__Information provided__
------------------------------

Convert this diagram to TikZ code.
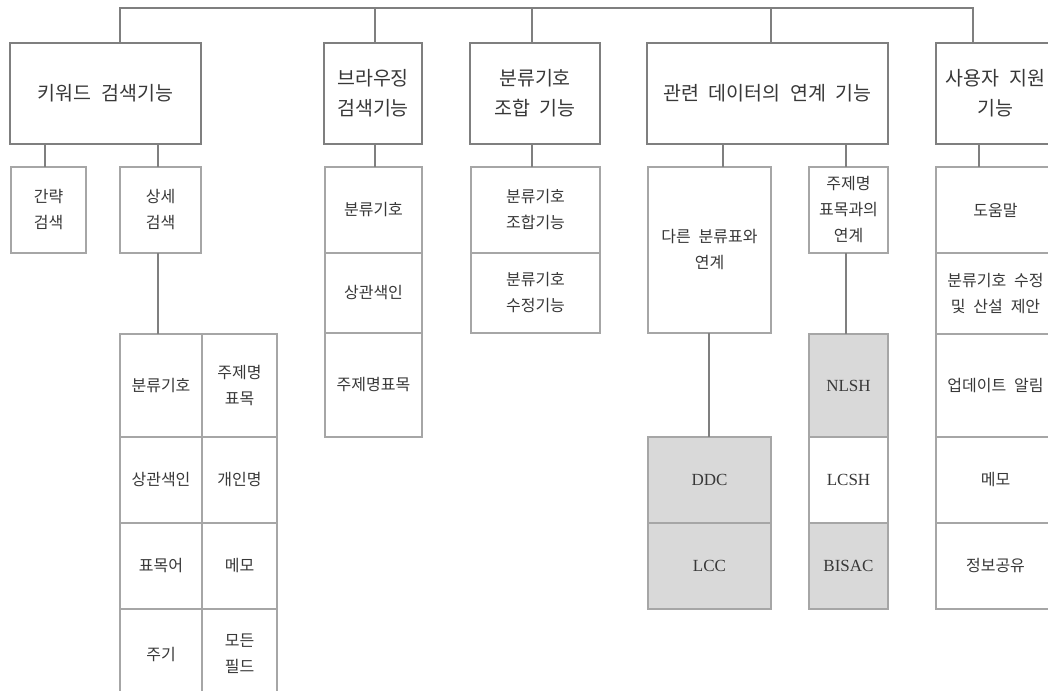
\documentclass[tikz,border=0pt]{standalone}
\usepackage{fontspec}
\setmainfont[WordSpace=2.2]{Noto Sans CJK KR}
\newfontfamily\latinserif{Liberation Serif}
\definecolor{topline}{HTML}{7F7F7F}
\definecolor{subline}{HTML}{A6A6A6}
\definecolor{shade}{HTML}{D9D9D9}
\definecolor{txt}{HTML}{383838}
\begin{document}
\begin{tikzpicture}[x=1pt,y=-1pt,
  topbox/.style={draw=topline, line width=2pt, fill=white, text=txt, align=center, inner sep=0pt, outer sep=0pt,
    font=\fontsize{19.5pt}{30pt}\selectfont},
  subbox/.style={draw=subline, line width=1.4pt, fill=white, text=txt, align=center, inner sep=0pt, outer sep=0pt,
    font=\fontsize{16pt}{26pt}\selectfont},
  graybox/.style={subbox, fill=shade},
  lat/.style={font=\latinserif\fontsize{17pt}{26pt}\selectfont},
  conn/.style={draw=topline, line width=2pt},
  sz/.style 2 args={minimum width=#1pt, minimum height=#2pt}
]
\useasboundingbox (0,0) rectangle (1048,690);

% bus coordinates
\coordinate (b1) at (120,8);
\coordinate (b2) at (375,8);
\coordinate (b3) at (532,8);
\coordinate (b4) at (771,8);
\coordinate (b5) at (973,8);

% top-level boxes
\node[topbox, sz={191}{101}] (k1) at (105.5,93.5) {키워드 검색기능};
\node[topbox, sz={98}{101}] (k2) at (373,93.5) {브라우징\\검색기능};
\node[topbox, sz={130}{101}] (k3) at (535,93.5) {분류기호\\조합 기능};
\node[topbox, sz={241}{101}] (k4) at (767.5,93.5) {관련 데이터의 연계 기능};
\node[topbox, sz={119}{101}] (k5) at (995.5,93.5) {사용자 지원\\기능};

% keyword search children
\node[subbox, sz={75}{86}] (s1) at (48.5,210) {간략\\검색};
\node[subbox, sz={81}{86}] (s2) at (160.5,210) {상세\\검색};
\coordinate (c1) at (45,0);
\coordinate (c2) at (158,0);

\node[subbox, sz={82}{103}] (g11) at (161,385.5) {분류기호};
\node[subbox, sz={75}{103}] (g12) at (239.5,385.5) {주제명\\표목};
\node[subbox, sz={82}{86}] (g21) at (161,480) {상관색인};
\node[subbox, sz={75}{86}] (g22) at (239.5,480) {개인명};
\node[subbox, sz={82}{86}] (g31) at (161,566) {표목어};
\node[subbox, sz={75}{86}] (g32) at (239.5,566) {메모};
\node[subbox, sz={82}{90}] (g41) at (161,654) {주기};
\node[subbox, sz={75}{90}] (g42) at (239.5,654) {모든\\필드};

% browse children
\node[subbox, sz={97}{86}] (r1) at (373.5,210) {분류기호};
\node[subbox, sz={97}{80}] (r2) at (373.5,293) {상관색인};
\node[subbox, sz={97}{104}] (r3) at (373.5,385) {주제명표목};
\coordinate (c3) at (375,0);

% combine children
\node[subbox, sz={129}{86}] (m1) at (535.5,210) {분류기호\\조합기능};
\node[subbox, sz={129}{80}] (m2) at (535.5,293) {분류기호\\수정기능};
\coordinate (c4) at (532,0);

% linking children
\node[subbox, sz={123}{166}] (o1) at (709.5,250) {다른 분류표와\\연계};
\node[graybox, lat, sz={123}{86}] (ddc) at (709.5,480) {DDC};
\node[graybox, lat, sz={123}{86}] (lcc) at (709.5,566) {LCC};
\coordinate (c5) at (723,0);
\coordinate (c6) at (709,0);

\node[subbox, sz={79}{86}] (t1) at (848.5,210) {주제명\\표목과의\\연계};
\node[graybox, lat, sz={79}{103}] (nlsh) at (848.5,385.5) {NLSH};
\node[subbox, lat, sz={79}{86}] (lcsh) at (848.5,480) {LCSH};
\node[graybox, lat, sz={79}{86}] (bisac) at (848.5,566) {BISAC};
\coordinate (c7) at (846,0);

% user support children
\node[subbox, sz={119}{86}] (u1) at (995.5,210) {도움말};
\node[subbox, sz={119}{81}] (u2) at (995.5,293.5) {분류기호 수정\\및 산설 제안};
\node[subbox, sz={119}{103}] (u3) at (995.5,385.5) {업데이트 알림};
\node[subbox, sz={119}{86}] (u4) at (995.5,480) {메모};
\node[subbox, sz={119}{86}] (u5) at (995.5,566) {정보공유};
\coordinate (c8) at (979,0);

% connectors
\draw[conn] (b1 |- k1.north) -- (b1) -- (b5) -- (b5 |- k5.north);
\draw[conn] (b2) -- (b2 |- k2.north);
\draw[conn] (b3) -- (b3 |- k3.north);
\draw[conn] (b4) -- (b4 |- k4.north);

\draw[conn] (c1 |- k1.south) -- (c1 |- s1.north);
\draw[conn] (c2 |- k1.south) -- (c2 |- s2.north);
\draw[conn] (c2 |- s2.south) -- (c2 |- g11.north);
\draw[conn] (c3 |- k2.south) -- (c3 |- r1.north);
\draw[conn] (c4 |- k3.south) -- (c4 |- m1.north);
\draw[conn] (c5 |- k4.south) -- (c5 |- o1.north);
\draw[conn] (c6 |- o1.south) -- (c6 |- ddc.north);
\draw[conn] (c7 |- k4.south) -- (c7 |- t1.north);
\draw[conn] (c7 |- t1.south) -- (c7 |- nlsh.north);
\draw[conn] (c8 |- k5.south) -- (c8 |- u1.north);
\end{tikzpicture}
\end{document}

------------------------------

__Problem details__
Copy every line above word for word and exclude the pictures.

__Solution for this problem__
Convert this diagram to TikZ code.
\documentclass[tikz,border=0pt]{standalone}
\usepackage{fontspec}
\setmainfont[WordSpace=2.2]{Noto Sans CJK KR}
\newfontfamily\latinserif{Liberation Serif}
\definecolor{topline}{HTML}{7F7F7F}
\definecolor{subline}{HTML}{A6A6A6}
\definecolor{shade}{HTML}{D9D9D9}
\definecolor{txt}{HTML}{383838}
\begin{document}
\begin{tikzpicture}[x=1pt,y=-1pt,
  topbox/.style={draw=topline, line width=2pt, fill=white, text=txt, align=center, inner sep=0pt, outer sep=0pt,
    font=\fontsize{19.5pt}{30pt}\selectfont},
  subbox/.style={draw=subline, line width=1.4pt, fill=white, text=txt, align=center, inner sep=0pt, outer sep=0pt,
    font=\fontsize{16pt}{26pt}\selectfont},
  graybox/.style={subbox, fill=shade},
  lat/.style={font=\latinserif\fontsize{17pt}{26pt}\selectfont},
  conn/.style={draw=topline, line width=2pt},
  sz/.style 2 args={minimum width=#1pt, minimum height=#2pt}
]
\useasboundingbox (0,0) rectangle (1048,690);

% bus coordinates
\coordinate (b1) at (120,8);
\coordinate (b2) at (375,8);
\coordinate (b3) at (532,8);
\coordinate (b4) at (771,8);
\coordinate (b5) at (973,8);

% top-level boxes
\node[topbox, sz={191}{101}] (k1) at (105.5,93.5) {키워드 검색기능};
\node[topbox, sz={98}{101}] (k2) at (373,93.5) {브라우징\\검색기능};
\node[topbox, sz={130}{101}] (k3) at (535,93.5) {분류기호\\조합 기능};
\node[topbox, sz={241}{101}] (k4) at (767.5,93.5) {관련 데이터의 연계 기능};
\node[topbox, sz={119}{101}] (k5) at (995.5,93.5) {사용자 지원\\기능};

% keyword search children
\node[subbox, sz={75}{86}] (s1) at (48.5,210) {간략\\검색};
\node[subbox, sz={81}{86}] (s2) at (160.5,210) {상세\\검색};
\coordinate (c1) at (45,0);
\coordinate (c2) at (158,0);

\node[subbox, sz={82}{103}] (g11) at (161,385.5) {분류기호};
\node[subbox, sz={75}{103}] (g12) at (239.5,385.5) {주제명\\표목};
\node[subbox, sz={82}{86}] (g21) at (161,480) {상관색인};
\node[subbox, sz={75}{86}] (g22) at (239.5,480) {개인명};
\node[subbox, sz={82}{86}] (g31) at (161,566) {표목어};
\node[subbox, sz={75}{86}] (g32) at (239.5,566) {메모};
\node[subbox, sz={82}{90}] (g41) at (161,654) {주기};
\node[subbox, sz={75}{90}] (g42) at (239.5,654) {모든\\필드};

% browse children
\node[subbox, sz={97}{86}] (r1) at (373.5,210) {분류기호};
\node[subbox, sz={97}{80}] (r2) at (373.5,293) {상관색인};
\node[subbox, sz={97}{104}] (r3) at (373.5,385) {주제명표목};
\coordinate (c3) at (375,0);

% combine children
\node[subbox, sz={129}{86}] (m1) at (535.5,210) {분류기호\\조합기능};
\node[subbox, sz={129}{80}] (m2) at (535.5,293) {분류기호\\수정기능};
\coordinate (c4) at (532,0);

% linking children
\node[subbox, sz={123}{166}] (o1) at (709.5,250) {다른 분류표와\\연계};
\node[graybox, lat, sz={123}{86}] (ddc) at (709.5,480) {DDC};
\node[graybox, lat, sz={123}{86}] (lcc) at (709.5,566) {LCC};
\coordinate (c5) at (723,0);
\coordinate (c6) at (709,0);

\node[subbox, sz={79}{86}] (t1) at (848.5,210) {주제명\\표목과의\\연계};
\node[graybox, lat, sz={79}{103}] (nlsh) at (848.5,385.5) {NLSH};
\node[subbox, lat, sz={79}{86}] (lcsh) at (848.5,480) {LCSH};
\node[graybox, lat, sz={79}{86}] (bisac) at (848.5,566) {BISAC};
\coordinate (c7) at (846,0);

% user support children
\node[subbox, sz={119}{86}] (u1) at (995.5,210) {도움말};
\node[subbox, sz={119}{81}] (u2) at (995.5,293.5) {분류기호 수정\\및 산설 제안};
\node[subbox, sz={119}{103}] (u3) at (995.5,385.5) {업데이트 알림};
\node[subbox, sz={119}{86}] (u4) at (995.5,480) {메모};
\node[subbox, sz={119}{86}] (u5) at (995.5,566) {정보공유};
\coordinate (c8) at (979,0);

% connectors
\draw[conn] (b1 |- k1.north) -- (b1) -- (b5) -- (b5 |- k5.north);
\draw[conn] (b2) -- (b2 |- k2.north);
\draw[conn] (b3) -- (b3 |- k3.north);
\draw[conn] (b4) -- (b4 |- k4.north);

\draw[conn] (c1 |- k1.south) -- (c1 |- s1.north);
\draw[conn] (c2 |- k1.south) -- (c2 |- s2.north);
\draw[conn] (c2 |- s2.south) -- (c2 |- g11.north);
\draw[conn] (c3 |- k2.south) -- (c3 |- r1.north);
\draw[conn] (c4 |- k3.south) -- (c4 |- m1.north);
\draw[conn] (c5 |- k4.south) -- (c5 |- o1.north);
\draw[conn] (c6 |- o1.south) -- (c6 |- ddc.north);
\draw[conn] (c7 |- k4.south) -- (c7 |- t1.north);
\draw[conn] (c7 |- t1.south) -- (c7 |- nlsh.north);
\draw[conn] (c8 |- k5.south) -- (c8 |- u1.north);
\end{tikzpicture}
\end{document}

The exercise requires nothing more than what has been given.